**Short exercise**
Write out the data again exactly, skipping every picture.
<<<<
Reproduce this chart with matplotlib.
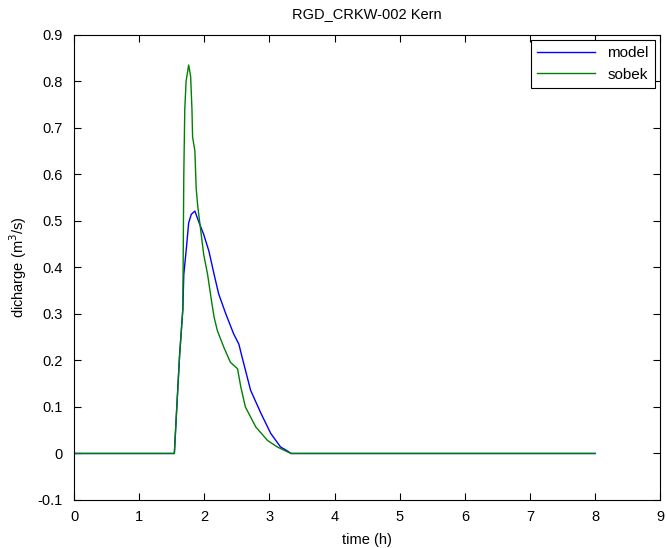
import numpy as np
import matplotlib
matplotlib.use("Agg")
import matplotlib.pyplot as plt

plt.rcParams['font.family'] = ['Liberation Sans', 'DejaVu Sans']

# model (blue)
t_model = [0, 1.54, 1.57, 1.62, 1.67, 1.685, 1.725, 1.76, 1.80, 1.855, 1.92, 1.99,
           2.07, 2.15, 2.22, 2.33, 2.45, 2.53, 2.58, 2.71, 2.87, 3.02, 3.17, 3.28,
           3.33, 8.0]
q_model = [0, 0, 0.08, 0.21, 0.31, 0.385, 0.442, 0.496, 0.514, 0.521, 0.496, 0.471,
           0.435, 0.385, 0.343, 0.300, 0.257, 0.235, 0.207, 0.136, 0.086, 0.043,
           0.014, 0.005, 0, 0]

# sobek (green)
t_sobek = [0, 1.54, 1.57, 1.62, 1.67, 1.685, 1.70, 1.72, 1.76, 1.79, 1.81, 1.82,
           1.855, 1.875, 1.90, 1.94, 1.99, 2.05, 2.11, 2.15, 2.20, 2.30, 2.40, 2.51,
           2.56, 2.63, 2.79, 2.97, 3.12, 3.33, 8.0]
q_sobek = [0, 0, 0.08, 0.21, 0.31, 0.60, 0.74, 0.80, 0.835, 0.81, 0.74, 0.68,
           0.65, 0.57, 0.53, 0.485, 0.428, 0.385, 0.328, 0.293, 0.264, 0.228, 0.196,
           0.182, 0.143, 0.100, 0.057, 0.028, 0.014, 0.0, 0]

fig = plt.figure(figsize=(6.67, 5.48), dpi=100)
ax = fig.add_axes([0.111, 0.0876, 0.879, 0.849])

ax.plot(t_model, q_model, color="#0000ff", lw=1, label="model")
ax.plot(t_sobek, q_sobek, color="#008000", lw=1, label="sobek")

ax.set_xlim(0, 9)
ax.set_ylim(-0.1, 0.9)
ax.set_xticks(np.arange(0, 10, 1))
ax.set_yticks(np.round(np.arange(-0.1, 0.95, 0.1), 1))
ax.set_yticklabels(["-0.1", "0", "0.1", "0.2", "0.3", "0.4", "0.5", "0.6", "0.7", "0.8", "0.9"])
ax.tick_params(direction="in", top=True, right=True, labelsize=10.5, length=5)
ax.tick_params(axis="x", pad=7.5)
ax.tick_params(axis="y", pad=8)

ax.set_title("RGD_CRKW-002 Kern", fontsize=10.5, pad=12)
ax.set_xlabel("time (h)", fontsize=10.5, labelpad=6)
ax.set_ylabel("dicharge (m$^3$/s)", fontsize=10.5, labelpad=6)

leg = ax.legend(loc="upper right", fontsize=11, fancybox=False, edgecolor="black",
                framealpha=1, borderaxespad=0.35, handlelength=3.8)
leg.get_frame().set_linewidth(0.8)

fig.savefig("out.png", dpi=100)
>>>>
**Finished answer**
Reproduce this chart with matplotlib.
import numpy as np
import matplotlib
matplotlib.use("Agg")
import matplotlib.pyplot as plt

plt.rcParams['font.family'] = ['Liberation Sans', 'DejaVu Sans']

# model (blue)
t_model = [0, 1.54, 1.57, 1.62, 1.67, 1.685, 1.725, 1.76, 1.80, 1.855, 1.92, 1.99,
           2.07, 2.15, 2.22, 2.33, 2.45, 2.53, 2.58, 2.71, 2.87, 3.02, 3.17, 3.28,
           3.33, 8.0]
q_model = [0, 0, 0.08, 0.21, 0.31, 0.385, 0.442, 0.496, 0.514, 0.521, 0.496, 0.471,
           0.435, 0.385, 0.343, 0.300, 0.257, 0.235, 0.207, 0.136, 0.086, 0.043,
           0.014, 0.005, 0, 0]

# sobek (green)
t_sobek = [0, 1.54, 1.57, 1.62, 1.67, 1.685, 1.70, 1.72, 1.76, 1.79, 1.81, 1.82,
           1.855, 1.875, 1.90, 1.94, 1.99, 2.05, 2.11, 2.15, 2.20, 2.30, 2.40, 2.51,
           2.56, 2.63, 2.79, 2.97, 3.12, 3.33, 8.0]
q_sobek = [0, 0, 0.08, 0.21, 0.31, 0.60, 0.74, 0.80, 0.835, 0.81, 0.74, 0.68,
           0.65, 0.57, 0.53, 0.485, 0.428, 0.385, 0.328, 0.293, 0.264, 0.228, 0.196,
           0.182, 0.143, 0.100, 0.057, 0.028, 0.014, 0.0, 0]

fig = plt.figure(figsize=(6.67, 5.48), dpi=100)
ax = fig.add_axes([0.111, 0.0876, 0.879, 0.849])

ax.plot(t_model, q_model, color="#0000ff", lw=1, label="model")
ax.plot(t_sobek, q_sobek, color="#008000", lw=1, label="sobek")

ax.set_xlim(0, 9)
ax.set_ylim(-0.1, 0.9)
ax.set_xticks(np.arange(0, 10, 1))
ax.set_yticks(np.round(np.arange(-0.1, 0.95, 0.1), 1))
ax.set_yticklabels(["-0.1", "0", "0.1", "0.2", "0.3", "0.4", "0.5", "0.6", "0.7", "0.8", "0.9"])
ax.tick_params(direction="in", top=True, right=True, labelsize=10.5, length=5)
ax.tick_params(axis="x", pad=7.5)
ax.tick_params(axis="y", pad=8)

ax.set_title("RGD_CRKW-002 Kern", fontsize=10.5, pad=12)
ax.set_xlabel("time (h)", fontsize=10.5, labelpad=6)
ax.set_ylabel("dicharge (m$^3$/s)", fontsize=10.5, labelpad=6)

leg = ax.legend(loc="upper right", fontsize=11, fancybox=False, edgecolor="black",
                framealpha=1, borderaxespad=0.35, handlelength=3.8)
leg.get_frame().set_linewidth(0.8)

fig.savefig("out.png", dpi=100)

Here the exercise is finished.